One of the more emotive images from Manchester City’s Champions League victory over Real Madrid last Friday was the sight of Kyle Walker dropping to his knees, bowing his head and punching the ground repeatedly in delight after watching Gabriel Jesus hook the ball expertly past Thibaut Courtois to restore their lead.
But it was a three minute spell, soon after Jesus’s delicate finish, that offered a neat illustration of the right back’s talents and significance within Pep Guardiola’s system, and a reminder of why, for all the abilities of Trent Alexander-Arnold and Aaron Wan-Bissaka, Gareth Southgate’s door still remains ajar for Walker.
One moment Walker had stepped into midfield as a second pivot and, from just inside the Real half, was circulating the ball briskly between Rodri and Ilkay Gundogan as City created the space for another attack. Next, he was in an advanced midfield position, receiving the ball 20 yards out and lashing a shot at Courtois that the Real goalkeeper beat away. And then, when Marco Asensio fed a pass into Toni Kroos, Walker read the danger brilliantly, robbing the Real midfielder of the ball with a perfectly timed interception to halt the threat of a counter-attack.
City supporters had great fun posting memes of Walker emptying his pockets that night to reveal a mobile phone, a set of car keys and Hazard, who, admittedly, was well short of full fitness. But Walker’s job was about much more than just marshalling the Belgium forward.
He has become integral not only to the destruction of opposition attacks but the construction of City’s build-up play and, given Guardiola’s determination to play a high line despite the issues at centre-half this season he has made it a priority in the transfer market to address, Walker has probably never been more important to the side. He made nine successful recoveries against Real and the sight of him rushing in to sweep up behind City’s central defenders this term is not uncommon.
If Liverpool’s Alexander-Arnold offers a rare attacking threat and Wan-Bissaka is proving at Manchester United there are not many full-backs better in their own defensive third, Walker is very much the experienced all-rounder. With City’s captain, David Silva, soon to depart, a spot within the players’ leadership team will open up and it would be little surprise if it ended up going to Walker.
It is almost easy to forget, watching Walker’s form before and after what would prove a very troubled lockdown, that it was this time last year that Guardiola opted to bring in another right back, despite what felt like more urgent problems at left back.
Only a couple of months earlier, Walker had signed a contract extension until 2024 but the player was left under no illusions that Joao Cancelo was there to provide direct competition.
If Guardiola’s intention was to get a reaction from Walker, he has certainly got that and Cancelo has gradually come to realise that his best chance of getting into the team is at left back.

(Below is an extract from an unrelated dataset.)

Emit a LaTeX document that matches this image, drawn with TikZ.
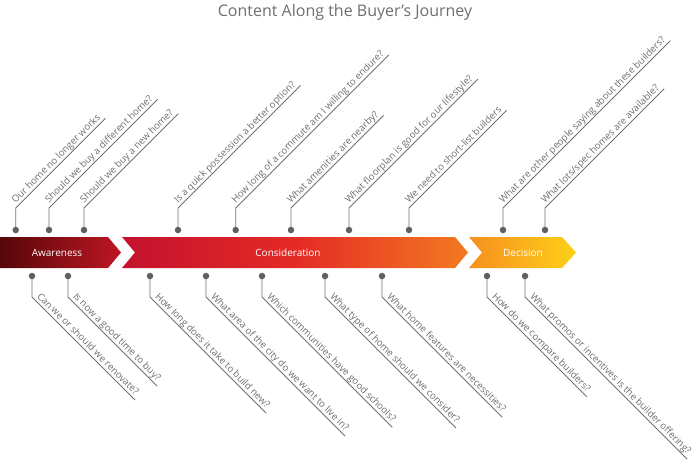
\documentclass[tikz,border=0pt]{standalone}
\usepackage{fontspec}
\setmainfont{Open Sans}
\definecolor{linec}{HTML}{707173}
\definecolor{dotc}{HTML}{5F6062}
\definecolor{txtc}{HTML}{6D6E71}
\definecolor{awL}{HTML}{560709}
\definecolor{awR}{HTML}{BE1622}
\definecolor{coL}{HTML}{C4122F}
\definecolor{coM}{HTML}{E42A25}
\definecolor{coR}{HTML}{F37A21}
\definecolor{deL}{HTML}{F7901E}
\definecolor{deR}{HTML}{FDD017}
\tikzset{
  calldot/.style={circle, fill=dotc, inner sep=0pt, minimum size=6.5pt},
  callline/.style={draw=linec, line width=0.9pt},
  calltext/.style={anchor=south west, inner xsep=3pt, inner ysep=1pt, text depth=2pt, text=txtc, font=\fontsize{9.6}{11}\selectfont},
  uptext/.style={calltext, rotate=45},
  downtext/.style={calltext, rotate=-45},
  barlabel/.style={text=white, font=\fontsize{10}{12}\selectfont},
  titletext/.style={text=txtc, anchor=base, font=\fontsize{16}{18}\selectfont},
}
\newcommand\upcall[3]{%
  \coordinate (#1p) at (#2,230);
  \coordinate (#1c) at (#2,208);
  \node[uptext] (#1) at (#1c) {#3};
  \draw[callline] (#1p) -- (#1c) -- (#1.south east);
  \node[calldot] (#1d) at (#1p) {};
}
\newcommand\downcall[3]{%
  \coordinate (#1p) at (#2,276);
  \coordinate (#1c) at (#2,297);
  \node[downtext] (#1) at (#1c) {#3};
  \draw[callline] (#1p) -- (#1c) -- (#1.south east);
  \node[calldot] (#1d) at (#1p) {};
}
\begin{document}
\begin{tikzpicture}[x=1pt,y=-1pt]
\useasboundingbox (0,0) rectangle (700,464);
\node[titletext] (title) at (345,16) {Content Along the Buyer’s Journey};
% bar
\shade[left color=awL, right color=awR] (0,237) -- (108,237) -- (121,252.5) -- (108,268) -- (0,268) -- cycle;
\shade[left color=coL, right color=coR, middle color=coM] (122,237) -- (455,237) -- (468,252.5) -- (455,268) -- (122,268) -- (135,252.5) -- cycle;
\shade[left color=deL, right color=deR] (469,237) -- (562,237) -- (576,252.5) -- (562,268) -- (469,268) -- (482,252.5) -- cycle;
\node[barlabel] (aw) at (57,252.5) {Awareness};
\node[barlabel] (co) at (288,252.5) {Consideration};
\node[barlabel] (de) at (523,252.5) {Decision};
% top callouts
\upcall{u1}{15.7}{Our home no longer works}
\upcall{u2}{49}{Should we buy a different home?}
\upcall{u3}{84}{Should we buy a new home?}
\upcall{u4}{178}{Is a quick possession a better option?}
\upcall{u5}{235.7}{How long of a commute am I willing to endure?}
\upcall{u6}{291}{What amenities are nearby?}
\upcall{u7}{349}{What floorplan is good for our lifestyle?}
\upcall{u8}{409}{We need to short-list builders}
\upcall{u9}{503}{What are other people saying about these builders?}
\upcall{u10}{545}{What lots/spec homes are available?}
% bottom callouts
\downcall{d1}{32}{Can we or should we renovate?}
\downcall{d2}{68}{Is now a good time to buy?}
\downcall{d3}{150}{How long does it take to build new?}
\downcall{d4}{206}{What area of the city do we want to live in?}
\downcall{d5}{262}{Which communities have good schools?}
\downcall{d6}{325}{What type of home should we consider?}
\downcall{d7}{382}{What home features are necessities?}
\downcall{d8}{487}{How do we compare builders?}
\downcall{d9}{525}{What promos or incentives is the builder offering?}
\end{tikzpicture}
\end{document}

Cancelo’s arrival seems to have given Walker that extra edge Sergio Aguero found once Gabriel Jesus joined the club.
He will be one of the first names on the City team-sheet to face Lyon in their Champions League quarter-final on Saturday and the identity of the opposition provides, in many ways, a timely reminder of the extent of Walker’s resurgence over the past 12 months, and why you might not bet against his belief that he could still be playing Premier League football at 37.
City lost to Lyon in September 2018 and, two months later, were twice forced to come from behind to salvage a 2-2 draw, by which time Walker’s slide in form after a swift return from the World Cup with England was becoming more pronounced. It would even cost the defender his place in the biggest game of the season, at home to Liverpool. And yet, any fears of a more permanent decline taking hold have been emphatically quashed and, now 30, Walker might even be playing the best football of his career.
He had been in line for a return to the England fold in March, before football’s suspension, and, with the player desperate to go to the Euros next summer, he will hope for another chance. With Kieran Trippier and Reece James to call upon in addition to Alexander-Arnold and Wan-Bissaka, Southgate is well stocked at right back. In that sense, whether Walker’s antics during lockdown have a bearing on Southgate’s decision remains to be seen. He was disciplined by City after breaching quarantine rules by hosting a party with two sex workers, for which he issued an immediate apology. But his relationship with Guardiola remains strong and recent suggestions that the player was given reassurances about his City future during talks with the manager were greeted with some bemusement given how influential he has become. As Real discovered.